The Grammy Awards They Should Have Given

Launch 48 Faculty Blog

Doug Caldwell

Doug Caldwell

Another year has passed. So has, thankfully, another Grammy Awards presentation. Similar to the Academy Awards, the Tony Awards and the Emmy Awards (these are the ‘Big’ 4), the morning after is when the armchair critics and public pundits have their say. Thanks to Social Media, the criticisms are now in real time, with flowing commentary from ‘Super Fans’ to Internet Trolls, on everything you could imagine happening at the Grammys. Of course, the evening’s festivities usually begin with the coveted red carpet walk-ins before media & fans, with just about every, known & unknown, Pop Music celebrity doing their best peacock impressions while clothed in borrowed high end fashion designs. Then come the pre-televised award celebrations. These usually consist of the awards going to acts that are considered unworthy of televised exposure or deemed uninteresting to the average viewer. Sadly, some of the more intellectual recordings and less visibly popular acts are represented in this portion of the ceremonies (we’re just not allowed to witness it). Now, comes the main event! Drum roll, please…

The Grammy Awards

Here it is. The big moment(s). The Grammys, like every other award show fills the airwaves of TV for almost 3 hours. For what can seem like an endless epoch passing irritatingly slow before our eyes, we are presented with what governing bodies somehow deem ‘The Best’ in music before our eyes. This is where I have a problem with the Grammys and any other awards show. Personally, the pre-show parade of ‘stars’ is beyond my comprehension of what constitutes as humbleness for an ‘artist’. For decades now, ‘celebrities’ who do make full use of the ‘red carpet’, so to speak, seem so dysfunctional in their ‘look’ and crafted smiles. Maybe I am digressing, so let’s look at the voting system in general. Simply, we know, all of the award ceremonies nominations are judged by a panel of ‘experts’ or board governors based on ‘quality'(?). Even when I was young and witnessing my first Grammy & Oscar awards, I couldn’t help wonder why viewers and listeners could not vote (after all we are the consumers of their goods)? If that blessing were to be granted, the Grammys and Oscars would be VERY different. Because this option & privilege has been never been bestowed upon us, the Grammys and Oscars seem so 20th Century. Well, indeed they are – keep in mind that ‘Award Shows’ are a 20th century concoction (Grammys started in ’58, Oscars in ’29, Tonys in ’47 & Emmys in ’49). They were (and still are) a natural & hubris expression of the (Western World) Entertainment Industry’s successes, popularity and relevance in Culture.

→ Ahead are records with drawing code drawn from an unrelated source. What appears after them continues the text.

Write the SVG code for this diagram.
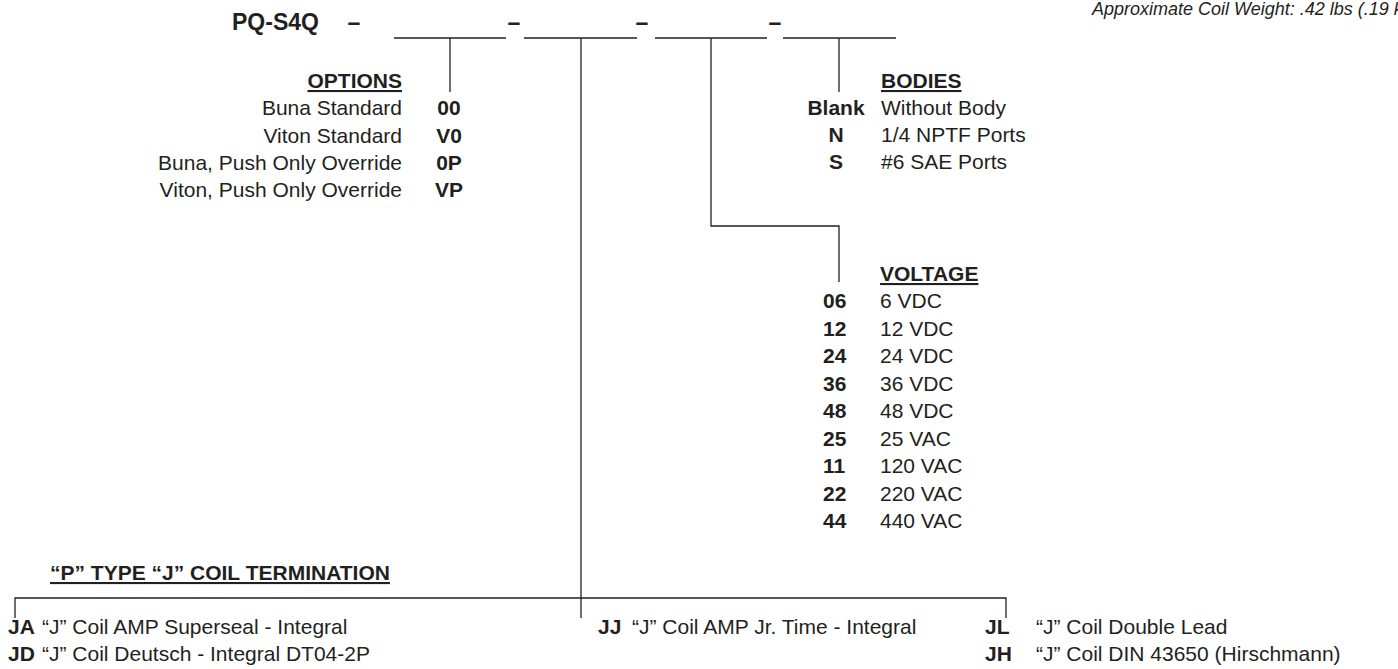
<svg xmlns="http://www.w3.org/2000/svg" width="1398" height="669" viewBox="0 0 1398 669">
<style>
text{font-family:"Liberation Sans",Arial,sans-serif;font-size:21px;fill:#231f20}
.b{font-weight:bold}
.h{font-weight:bold;text-decoration:underline}
.e{text-anchor:end}
.m{text-anchor:middle}
.big{font-size:23px;font-weight:bold}
.it{font-style:italic;font-size:18px}
.ln{stroke:#231f20;stroke-width:1.3;fill:none}
</style>
<rect width="1398" height="669" fill="#ffffff"/>
<g id="title">
<text x="1092" y="15" class="it">Approximate Coil Weight: .42 lbs (.19 kg)</text>
<text x="232" y="30" class="big">PQ-S4Q</text>
<text x="354" y="30" class="big m">–</text>
<text x="514" y="30" class="big m">–</text>
<text x="642" y="30" class="big m">–</text>
<text x="775" y="30" class="big m">–</text>
</g>
<g id="connectors" class="ln">
<path d="M394 38H506M524 38H637M655 38H767M783 38H896"/>
<path d="M450 38V92"/>
<path d="M839 38V92"/>
<path d="M711 38V226H839V282"/>
<path d="M581 38V618"/>
<path d="M15 618V598H1006V618"/>
</g>
<g id="options">
<text x="402" y="88" class="h e">OPTIONS</text>
<text x="402" y="115" class="e">Buna Standard</text>
<text x="402" y="142.5" class="e">Viton Standard</text>
<text x="402" y="170" class="e">Buna, Push Only Override</text>
<text x="402" y="197" class="e">Viton, Push Only Override</text>
<text x="449" y="115" class="b m">00</text>
<text x="449" y="142.5" class="b m">V0</text>
<text x="449" y="170" class="b m">0P</text>
<text x="449" y="197" class="b m">VP</text>
</g>
<g id="bodies">
<text x="881" y="88" class="h">BODIES</text>
<text x="836" y="115" class="b m">Blank</text>
<text x="836" y="142" class="b m">N</text>
<text x="836" y="169" class="b m">S</text>
<text x="881" y="115">Without Body</text>
<text x="881" y="142">1/4 NPTF Ports</text>
<text x="881" y="169">#6 SAE Ports</text>
</g>
<g id="voltage">
<text x="880" y="281" class="h">VOLTAGE</text>
<text x="823" y="308" class="b">06</text><text x="880" y="308">6 VDC</text>
<text x="823" y="335.5" class="b">12</text><text x="880" y="335.5">12 VDC</text>
<text x="823" y="363" class="b">24</text><text x="880" y="363">24 VDC</text>
<text x="823" y="390.5" class="b">36</text><text x="880" y="390.5">36 VDC</text>
<text x="823" y="418" class="b">48</text><text x="880" y="418">48 VDC</text>
<text x="823" y="445.5" class="b">25</text><text x="880" y="445.5">25 VAC</text>
<text x="823" y="473" class="b">11</text><text x="880" y="473">120 VAC</text>
<text x="823" y="500.5" class="b">22</text><text x="880" y="500.5">220 VAC</text>
<text x="823" y="528" class="b">44</text><text x="880" y="528">440 VAC</text>
</g>
<g id="termination">
<text x="50" y="580" class="h">“P” TYPE “J” COIL TERMINATION</text>
<text x="8" y="634" class="b">JA</text><text x="42" y="634">“J” Coil AMP Superseal - Integral</text>
<text x="8" y="661" class="b">JD</text><text x="42" y="661">“J” Coil Deutsch - Integral DT04-2P</text>
<text x="598" y="634" class="b">JJ</text><text x="632" y="634">“J” Coil AMP Jr. Time - Integral</text>
<text x="985" y="634" class="b">JL</text><text x="1036" y="634">“J” Coil Double Lead</text>
<text x="985" y="661" class="b">JH</text><text x="1036" y="661">“J” Coil DIN 43650 (Hirschmann)</text>
</g>
</svg>
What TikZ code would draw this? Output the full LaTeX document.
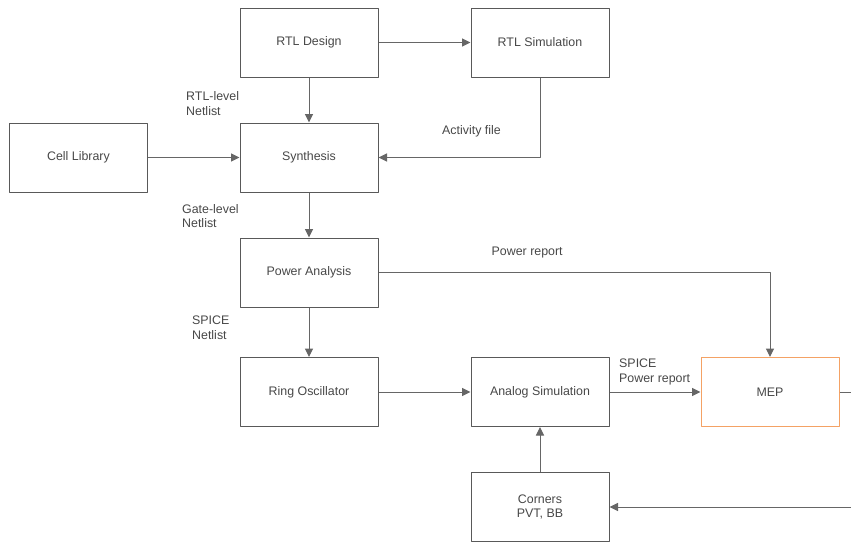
\documentclass[tikz,border=0pt]{standalone}
\usepackage{fontspec}
\setmainfont{Liberation Sans}
\usetikzlibrary{arrows.meta}
\definecolor{meporange}{HTML}{F4A265}
\begin{document}
\begin{tikzpicture}[x=1pt, y=-1pt, line join=round,
	box/.style={draw=black!65, line width=1pt, minimum width=138pt, minimum height=69pt,
		inner sep=0pt, text=black!72, align=center, font=\fontsize{12.4}{14}\selectfont},
	lbl/.style={anchor=west, align=left, inner sep=0pt, text=black!72,
		font=\fontsize{12.4}{14.5}\selectfont},
	flow/.style={draw=black!60, line width=1pt, -{Triangle[length=8.5pt,width=8pt]}}]
	\useasboundingbox (0,0) rectangle (851,541);
	% boxes
	\node[box] (rtl)  at (309,42.5)  {RTL Design};
	\node[box] (rsim) at (540,42.5)  {RTL Simulation};
	\node[box] (cell) at (78.5,157.5) {Cell Library};
	\node[box] (syn)  at (309,157.5) {Synthesis};
	\node[box] (pa)   at (309,272.5) {Power Analysis};
	\node[box] (ro)   at (309,392)   {Ring Oscillator};
	\node[box] (asim) at (540,392)   {Analog Simulation};
	\node[box, draw=meporange] (mep) at (770,392) {MEP};
	\node[box] (crn)  at (540,507)   {Corners\\PVT, BB};
	\coordinate (mepout) at (851,392);
	\coordinate (crnin)  at (851,507);
	% connectors
	\draw[flow] (rtl) -- (rsim);
	\draw[flow] (rtl) -- (syn);
	\draw[flow] (cell) -- (syn);
	\draw[flow] (rsim.south) |- (syn.east);
	\draw[flow] (syn) -- (pa);
	\draw[flow] (pa) -- (ro);
	\draw[flow] (pa.east) -| (mep.north);
	\draw[flow] (ro) -- (asim);
	\draw[flow] (asim) -- (mep);
	\draw[flow] (crn) -- (asim);
	\draw[draw=black!60, line width=1pt] (mep.east) -- (mepout);
	\draw[flow] (crnin) -- (crn.east);
	% labels
	\node[lbl] (l1) at (186,103.5) {RTL-level\\Netlist};
	\node[lbl] (l2) at (182,216)   {Gate-level\\Netlist};
	\node[lbl] (l3) at (192,327.5) {SPICE\\Netlist};
	\node[lbl] (l4) at (442,131)   {Activity file};
	\node[lbl] (l5) at (491.5,253) {Power report};
	\node[lbl] (l6) at (619,372)   {SPICE\\Power report};
\end{tikzpicture}
\end{document}
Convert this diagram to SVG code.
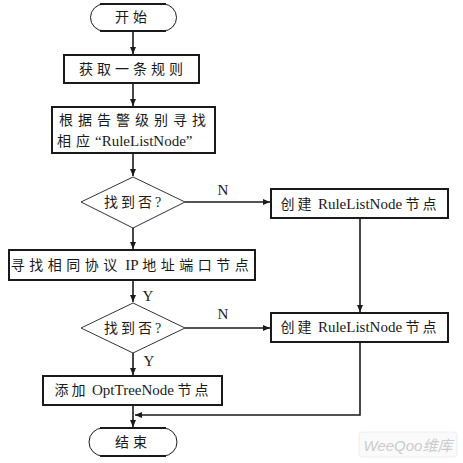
<svg xmlns="http://www.w3.org/2000/svg" width="463" height="463" viewBox="0 0 463 463">
<style>
.box{fill:#fff;stroke:#1a1a1a;stroke-width:2}
.dia{fill:#fff;stroke:#333;stroke-width:1}
.term{fill:#fff;stroke:#1a1a1a}
.ln{fill:none;stroke:#1a1a1a;stroke-width:1.6}
.t{font-family:"Liberation Serif","Noto Sans CJK SC",serif;font-size:14px;fill:#1a1a1a;text-anchor:middle;dominant-baseline:central}
.s{text-anchor:start}
.e{font-size:15px}
.lb{font-family:"Liberation Serif",serif;font-size:15px;fill:#1a1a1a;text-anchor:middle;dominant-baseline:central}
</style>
<defs>
<marker id="a" markerWidth="8" markerHeight="8" refX="7" refY="4" orient="auto" markerUnits="userSpaceOnUse">
<path d="M0,1 L7,4 L0,7 Z" fill="#1a1a1a"/>
</marker>
</defs>
<rect width="463" height="463" fill="#fff"/>
<g id="connectors">
<line class="ln" x1="133" y1="31" x2="133" y2="54" marker-end="url(#a)"/>
<line class="ln" x1="133" y1="83" x2="133" y2="106" marker-end="url(#a)"/>
<line class="ln" x1="133" y1="153" x2="133" y2="176" marker-end="url(#a)"/>
<line class="ln" x1="185" y1="202" x2="270" y2="202" stroke-width="1.1" marker-end="url(#a)"/>
<line class="ln" x1="133" y1="228" x2="133" y2="249" marker-end="url(#a)"/>
<line class="ln" x1="133" y1="280" x2="133" y2="302" marker-end="url(#a)"/>
<line class="ln" x1="185" y1="328" x2="270" y2="328" marker-end="url(#a)"/>
<line class="ln" x1="360" y1="218" x2="360" y2="312" stroke-width="1.2" marker-end="url(#a)"/>
<line class="ln" x1="133" y1="353" x2="133" y2="375" marker-end="url(#a)"/>
<line class="ln" x1="133" y1="405" x2="133" y2="427" marker-end="url(#a)"/>
<polyline class="ln" points="360,342 360,415 135,415" marker-end="url(#a)"/>
<text class="lb" x="223" y="190">N</text>
<text class="lb" x="148" y="296">Y</text>
<text class="lb" x="223" y="314">N</text>
<text class="lb" x="149" y="361">Y</text>
</g>
<g id="start">
<path class="term" stroke-width="1" d="M104,4 A13.5,13.5 0 0 0 104,31 M163,4 A13.5,13.5 0 0 1 163,31"/>
<line class="term" stroke-width="2" x1="100" y1="4" x2="166" y2="4"/>
<line class="term" stroke-width="2" x1="100" y1="31" x2="166" y2="31"/>
<text class="t" x="133" y="17" letter-spacing="4">开始</text>
</g>
<g id="get-rule">
<rect class="box" x="64" y="55" width="135" height="28"/>
<text class="t" x="133" y="69" letter-spacing="4">获取一条规则</text>
</g>
<g id="find-list">
<rect class="box" x="52" y="107" width="163" height="46"/>
<text class="t" x="135" y="120" letter-spacing="5">根据告警级别寻找</text>
<text class="t s" x="57" y="141"><tspan letter-spacing="5">相应</tspan><tspan class="e">“RuleListNode”</tspan></text>
</g>
<g id="found1">
<polygon class="dia" points="133,177 185,202 133,228 81,202"/>
<text class="t" x="134" y="202" letter-spacing="3">找到否?</text>
</g>
<g id="create1">
<rect class="box" x="271" y="189" width="177" height="29"/>
<text class="t" x="360" y="204"><tspan letter-spacing="3">创建</tspan> <tspan class="e">RuleListNode</tspan> <tspan letter-spacing="3">节点</tspan></text>
</g>
<g id="find-proto">
<rect class="box" x="9" y="250" width="246" height="30"/>
<text class="t" x="132" y="265"><tspan letter-spacing="4.5">寻找相同协议</tspan> <tspan class="e">IP</tspan> <tspan letter-spacing="4.5">地址端口节点</tspan></text>
</g>
<g id="found2">
<polygon class="dia" points="133,303 185,328 133,353 81,328"/>
<text class="t" x="134" y="328" letter-spacing="3">找到否?</text>
</g>
<g id="create2">
<rect class="box" x="271" y="313" width="177" height="29"/>
<text class="t" x="360" y="327"><tspan letter-spacing="3">创建</tspan> <tspan class="e">RuleListNode</tspan> <tspan letter-spacing="3">节点</tspan></text>
</g>
<g id="add-opt">
<rect class="box" x="43" y="376" width="179" height="29"/>
<text class="t" x="133" y="390"><tspan letter-spacing="3">添加</tspan> <tspan class="e">OptTreeNode</tspan> <tspan letter-spacing="3">节点</tspan></text>
</g>
<g id="end">
<path class="term" stroke-width="1" d="M103,428 A14,14 0 0 0 103,456 M163,428 A14,14 0 0 1 163,456"/>
<line class="term" stroke-width="2" x1="100" y1="428" x2="166" y2="428"/>
<line class="term" stroke-width="2" x1="100" y1="456" x2="166" y2="456"/>
<text class="t" x="133" y="442" letter-spacing="4">结束</text>
</g>
<g id="watermark">
<rect x="359" y="432" width="98" height="25" rx="3" fill="#fafafa" stroke="#eee"/>
<text x="408" y="445" font-family="'Liberation Sans','Noto Sans CJK SC',sans-serif" font-size="15" font-style="italic" fill="#cccccc" text-anchor="middle" dominant-baseline="central">WeeQoo维库</text>
</g>
</svg>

Now, they seem bloated, pompous, narcissistic and meaningless with relevance to the changes we see before us in the early 21st Century. Are we not, supposedly, in the ‘transparent’ age thanks to the immediacy of Social Media and the ‘Web? Is today’s generation, supposedly, able to see through superficiality and acting less so? Maybe I am somewhat delusional and, maybe, nor am I entirely sure what needs to change (Personally I would outlaw them in name of humility – a lesson mankind or, more specifically, the entertainment world sorely needs), but whatever changes do come I hope that the consuming public & real music fans have MORE influence than they currently do. They deserve it. We deserve it. After all, do we REALLY care about who is wearing the funkiest hat or who has the most exposed cleavage or who is most outlandishly dressed? Maybe it’s just me, but when it comes to the Grammys et al, what immediately springs to mind is the scene from a couple of Simpsons episodes: ‘The Bee Sharps’, when Homer gives his Grammy to the hotel bellhop, who bemoans ‘Oh…It’s only a Grammy’ and tosses it over the hotel balcony only to be thrown back at hit Homer square on his head by the car park valet below. Then there is ‘I’m With Cupid’ when Elton John gives Homer one of his Grammys, only to have Homer throw it in a garbage can when Elton turns his back.